Bagi sebagian orang, tafsir bi al-ra’y tidak berlaku, karena al-Qur’an dapat ditafsirkan antara satu ayat dengan ayat lain atau lebih dikenal dengan istilah tafsir bi al-Ma’tsur. Kedua cara penafsiran tersebut dapat digunakan dalam menjalankan syariat Islam. Namun dalam hal tafsir bi al-ra’y, perlu ada ilmu alat yang menjadi prasyarat dalam memahami ayat al-Qur’an.

Bagi Muhammadiyah, ayat-ayat al-Qur’an perlu difahami secara tekstual / makna ayat dengan ayat dan kontekstual / hikmah al-tasyri’. Adakalanya bahasa al-Qur’an disampaikan secara tekstual dan adakalanya secara kontekstual. Pemaknaan al-Qur’an secara tekstual dan kontekstual menjadikan al-Qur’an layak sebagai kitab untuk seluruh umat Islam di dunia mulai zaman Nabi Muhammad Saw, hingga nanti di akhir zaman.

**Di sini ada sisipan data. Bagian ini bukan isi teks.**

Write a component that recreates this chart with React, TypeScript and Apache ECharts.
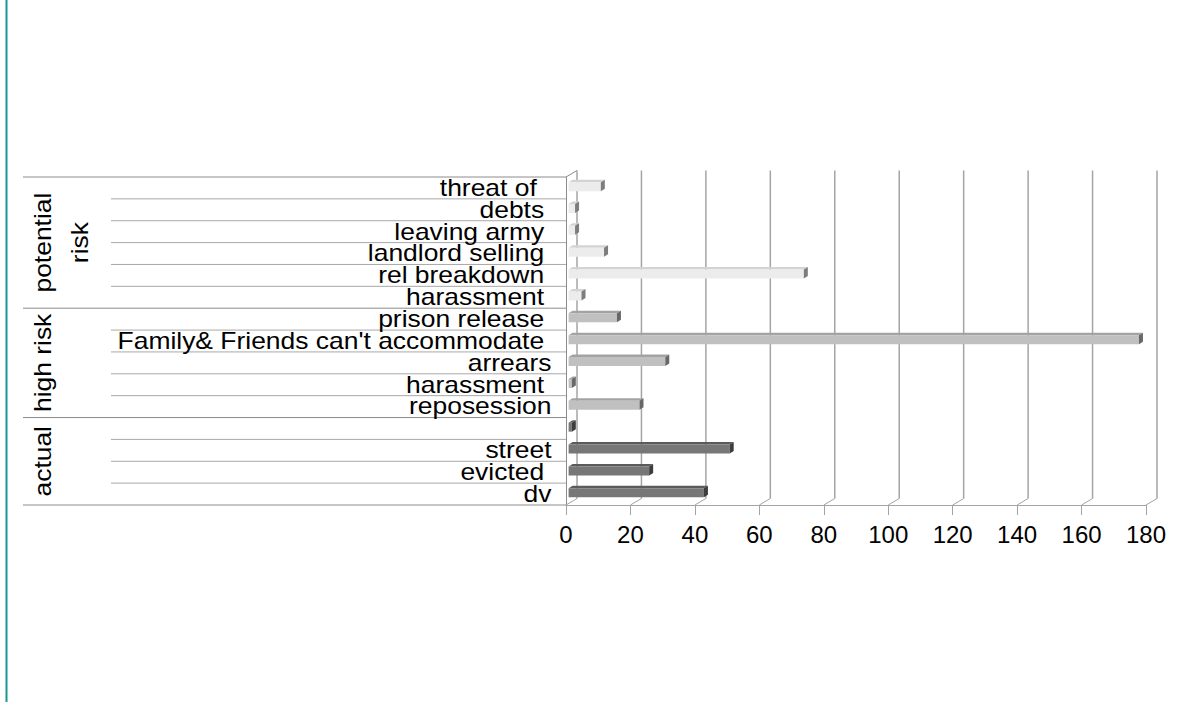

Jangan buru-buru menyalahkan kelompok lain yang tidak sama dalam memahami dan menjalankan ajaran Islam. Beda cara pandang, beda cara pemaknaan menghasilkan kesimpulan hukum yang berbeda. Berbeda dalam cara melaksanakan tidak perlu dipermaslahkan, asal tidak termasuk dalam prinsip pokok syariat Islam. (Din)

SebelumnyaKisah Kekhusyukan Shalat Rasulullah, Sahabat, dan Orang-orang Saleh Lainnya

Berita Lainnya

0 Komentar

Ya Allah, mau diapain? :)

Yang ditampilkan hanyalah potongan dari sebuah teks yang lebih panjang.